Dr. Kate D. Alexander is currently a NASA Einstein Postdoctoral Fellow at Northwestern University. She completed her undergraduate degree in physics at Brown University in 2012 and received her PhD in Astronomy & Astrophysics from Harvard University in 2018, where she was an NSF Graduate Research Fellow. Her research focuses on extreme events in the cosmos, including stellar explosions, neutron star mergers, and tidal disruptions of stars by supermassive black holes.

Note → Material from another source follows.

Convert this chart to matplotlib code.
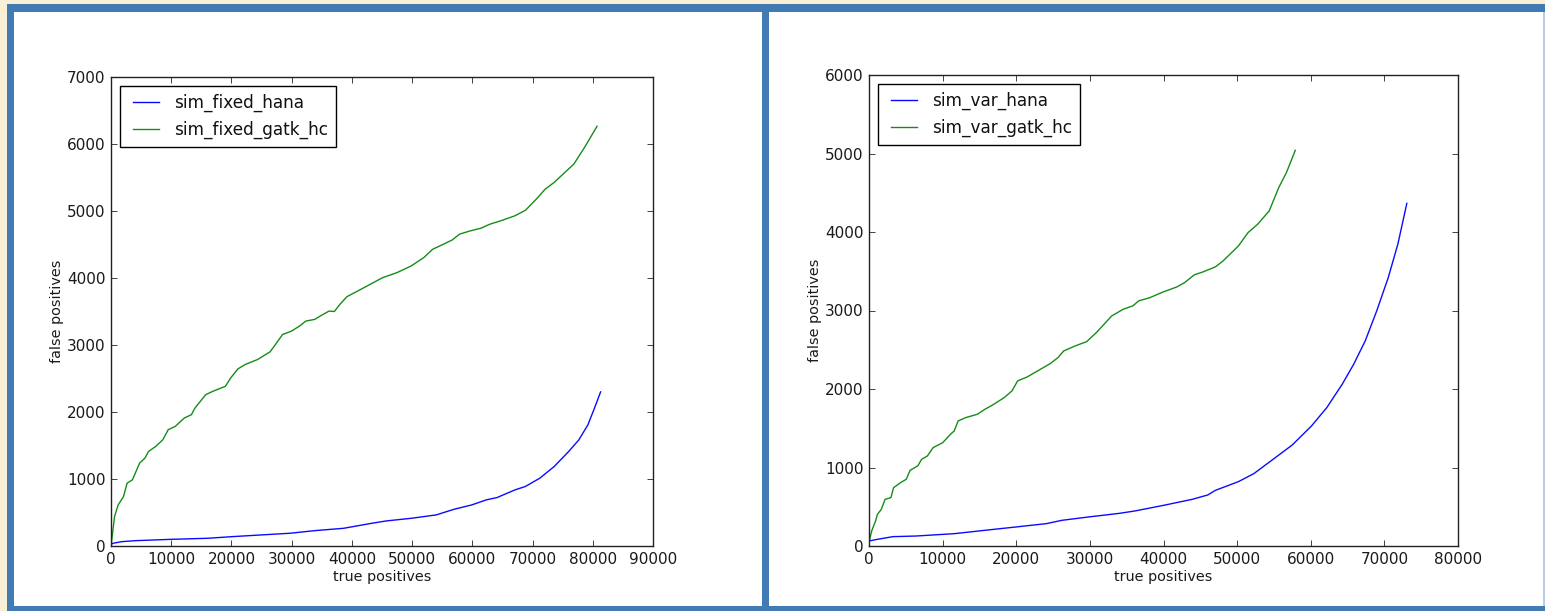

Abstract: Time-domain astrophysics provides a unique opportunity to study the most extreme physical processes in the Universe, including the deaths of massive stars, the creation and merger of compact objects like neutron stars and black holes, and the tidal disruption of stars by supermassive black holes. Dr. Alexander will discuss her recent and ongoing work to reveal the formation and structure of relativistic jets and outflows in the most extreme classes of astrophysical transients, including gamma-ray bursts (GRBs) and tidal disruption events (TDEs). In particular, she will show that radio observations of these transients can reveal the total energy contained in outflowing material, the magnetic field strength and geometry, and the density of the surrounding environment, which can provide clues to the progenitors of stellar explosions (GRBs) and probe models of black hole growth and accretion (TDEs). With the pioneering detections of gravitational waves, astronomers and physicists have gained a new, complementary tool to study compact object mergers and their associated GRBs, with implications for fields as wide-ranging as general relativity, nuclear physics, cosmology, and shock physics.